Stored items »
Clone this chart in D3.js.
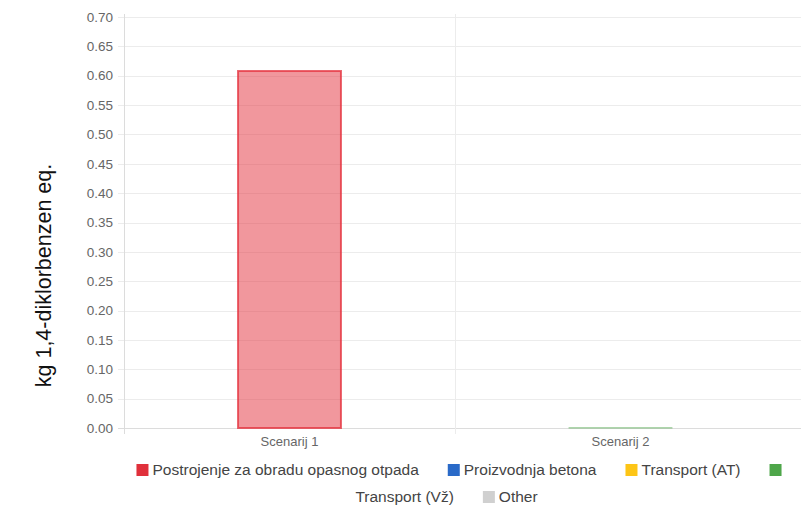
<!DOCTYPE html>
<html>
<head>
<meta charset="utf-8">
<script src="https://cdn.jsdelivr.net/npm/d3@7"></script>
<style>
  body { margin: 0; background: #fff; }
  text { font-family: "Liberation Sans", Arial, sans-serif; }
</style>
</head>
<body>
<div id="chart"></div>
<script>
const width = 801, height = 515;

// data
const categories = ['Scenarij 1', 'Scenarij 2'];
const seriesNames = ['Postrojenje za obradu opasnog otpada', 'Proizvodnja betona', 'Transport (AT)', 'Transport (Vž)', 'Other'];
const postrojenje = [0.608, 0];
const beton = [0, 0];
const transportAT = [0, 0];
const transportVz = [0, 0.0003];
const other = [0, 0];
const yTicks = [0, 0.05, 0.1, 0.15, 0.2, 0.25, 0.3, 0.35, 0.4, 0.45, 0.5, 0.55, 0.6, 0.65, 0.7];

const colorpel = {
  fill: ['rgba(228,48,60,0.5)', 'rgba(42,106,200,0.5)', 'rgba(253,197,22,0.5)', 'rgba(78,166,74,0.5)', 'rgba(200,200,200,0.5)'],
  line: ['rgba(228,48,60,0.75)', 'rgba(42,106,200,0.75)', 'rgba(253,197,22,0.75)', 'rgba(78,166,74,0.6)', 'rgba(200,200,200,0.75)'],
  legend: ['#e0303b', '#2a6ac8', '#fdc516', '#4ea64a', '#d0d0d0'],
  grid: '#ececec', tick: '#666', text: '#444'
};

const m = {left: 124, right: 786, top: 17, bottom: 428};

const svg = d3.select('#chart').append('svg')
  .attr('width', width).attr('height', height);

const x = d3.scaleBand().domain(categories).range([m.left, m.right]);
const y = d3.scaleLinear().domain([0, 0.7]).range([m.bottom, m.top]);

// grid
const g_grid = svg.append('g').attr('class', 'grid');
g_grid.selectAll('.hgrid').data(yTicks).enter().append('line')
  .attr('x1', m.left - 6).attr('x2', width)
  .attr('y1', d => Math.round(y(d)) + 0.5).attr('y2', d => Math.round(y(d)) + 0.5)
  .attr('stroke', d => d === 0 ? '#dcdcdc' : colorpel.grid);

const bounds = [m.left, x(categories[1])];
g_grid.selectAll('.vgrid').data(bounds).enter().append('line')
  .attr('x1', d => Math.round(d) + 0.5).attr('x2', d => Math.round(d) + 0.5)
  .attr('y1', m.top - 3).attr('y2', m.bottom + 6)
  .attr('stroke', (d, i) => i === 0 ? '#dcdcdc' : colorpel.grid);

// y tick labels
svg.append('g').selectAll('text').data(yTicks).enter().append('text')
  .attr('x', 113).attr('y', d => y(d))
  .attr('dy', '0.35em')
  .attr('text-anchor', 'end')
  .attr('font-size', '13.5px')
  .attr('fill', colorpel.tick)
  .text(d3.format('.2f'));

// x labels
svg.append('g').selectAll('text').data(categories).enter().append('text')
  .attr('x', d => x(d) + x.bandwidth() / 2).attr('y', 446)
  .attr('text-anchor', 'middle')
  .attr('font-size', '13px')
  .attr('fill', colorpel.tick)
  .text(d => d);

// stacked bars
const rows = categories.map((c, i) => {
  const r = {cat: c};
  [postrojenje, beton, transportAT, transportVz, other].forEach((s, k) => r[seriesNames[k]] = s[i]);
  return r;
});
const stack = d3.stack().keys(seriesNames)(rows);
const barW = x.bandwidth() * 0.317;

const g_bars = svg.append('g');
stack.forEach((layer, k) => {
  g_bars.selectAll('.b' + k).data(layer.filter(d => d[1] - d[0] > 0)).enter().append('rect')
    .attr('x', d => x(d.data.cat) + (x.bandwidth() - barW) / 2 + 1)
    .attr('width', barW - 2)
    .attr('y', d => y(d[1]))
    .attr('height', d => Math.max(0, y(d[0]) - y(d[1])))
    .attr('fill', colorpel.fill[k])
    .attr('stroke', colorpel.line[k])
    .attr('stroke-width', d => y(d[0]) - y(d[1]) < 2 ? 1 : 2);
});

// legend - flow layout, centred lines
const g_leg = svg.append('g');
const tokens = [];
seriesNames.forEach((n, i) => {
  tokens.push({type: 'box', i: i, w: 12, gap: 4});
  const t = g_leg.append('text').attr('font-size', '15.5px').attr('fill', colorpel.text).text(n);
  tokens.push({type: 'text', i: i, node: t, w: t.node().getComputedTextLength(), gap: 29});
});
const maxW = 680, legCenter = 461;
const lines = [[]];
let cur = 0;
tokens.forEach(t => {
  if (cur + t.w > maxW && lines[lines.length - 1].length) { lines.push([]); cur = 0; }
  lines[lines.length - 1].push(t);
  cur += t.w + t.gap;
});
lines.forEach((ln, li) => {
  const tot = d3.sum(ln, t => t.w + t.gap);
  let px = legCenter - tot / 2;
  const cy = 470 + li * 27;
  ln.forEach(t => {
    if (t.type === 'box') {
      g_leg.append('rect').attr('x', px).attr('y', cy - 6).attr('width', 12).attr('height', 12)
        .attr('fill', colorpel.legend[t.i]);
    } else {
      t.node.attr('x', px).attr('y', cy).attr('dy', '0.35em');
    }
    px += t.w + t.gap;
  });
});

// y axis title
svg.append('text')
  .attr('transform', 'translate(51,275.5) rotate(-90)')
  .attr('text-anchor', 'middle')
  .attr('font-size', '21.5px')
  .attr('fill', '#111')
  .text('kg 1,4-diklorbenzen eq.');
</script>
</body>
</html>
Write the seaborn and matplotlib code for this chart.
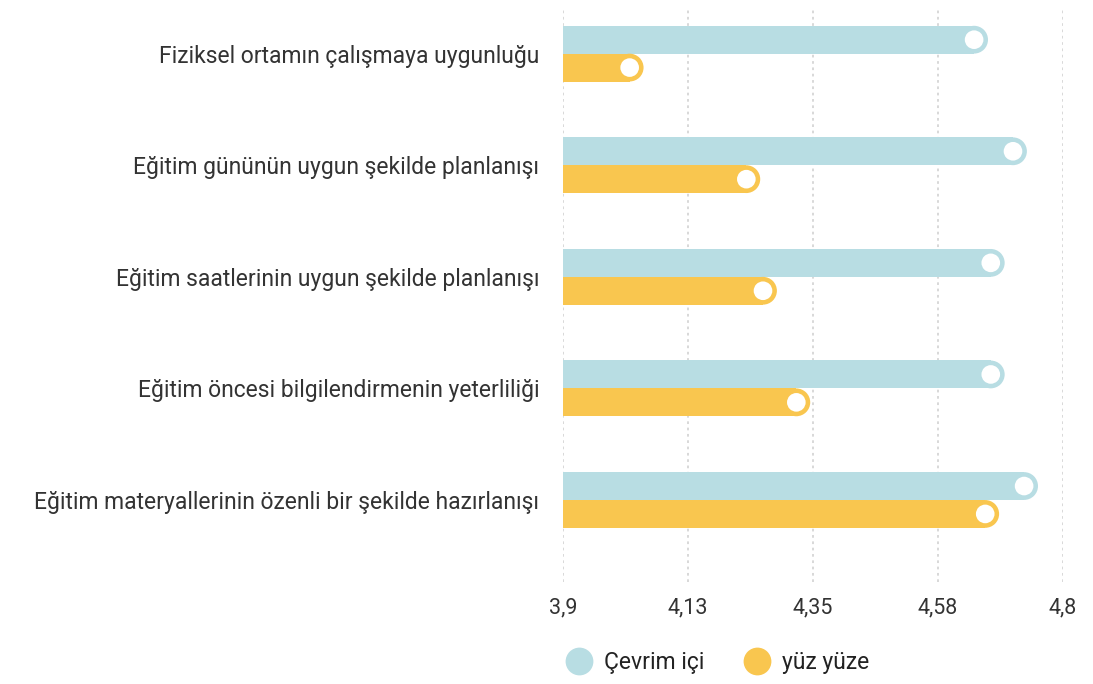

The task » Everything from the first line of the listing above through the line that contains "0.6, 0.65, 0.7];" is to be restated word for word, minus the pictures.

Solution to this exercise »
Clone this chart in D3.js.
<!DOCTYPE html>
<html>
<head>
<meta charset="utf-8">
<script src="https://cdn.jsdelivr.net/npm/d3@7"></script>
<style>
  body { margin: 0; background: #fff; }
  text { font-family: "Liberation Sans", Arial, sans-serif; }
</style>
</head>
<body>
<div id="chart"></div>
<script>
const width = 801, height = 515;

// data
const categories = ['Scenarij 1', 'Scenarij 2'];
const seriesNames = ['Postrojenje za obradu opasnog otpada', 'Proizvodnja betona', 'Transport (AT)', 'Transport (Vž)', 'Other'];
const postrojenje = [0.608, 0];
const beton = [0, 0];
const transportAT = [0, 0];
const transportVz = [0, 0.0003];
const other = [0, 0];
const yTicks = [0, 0.05, 0.1, 0.15, 0.2, 0.25, 0.3, 0.35, 0.4, 0.45, 0.5, 0.55, 0.6, 0.65, 0.7];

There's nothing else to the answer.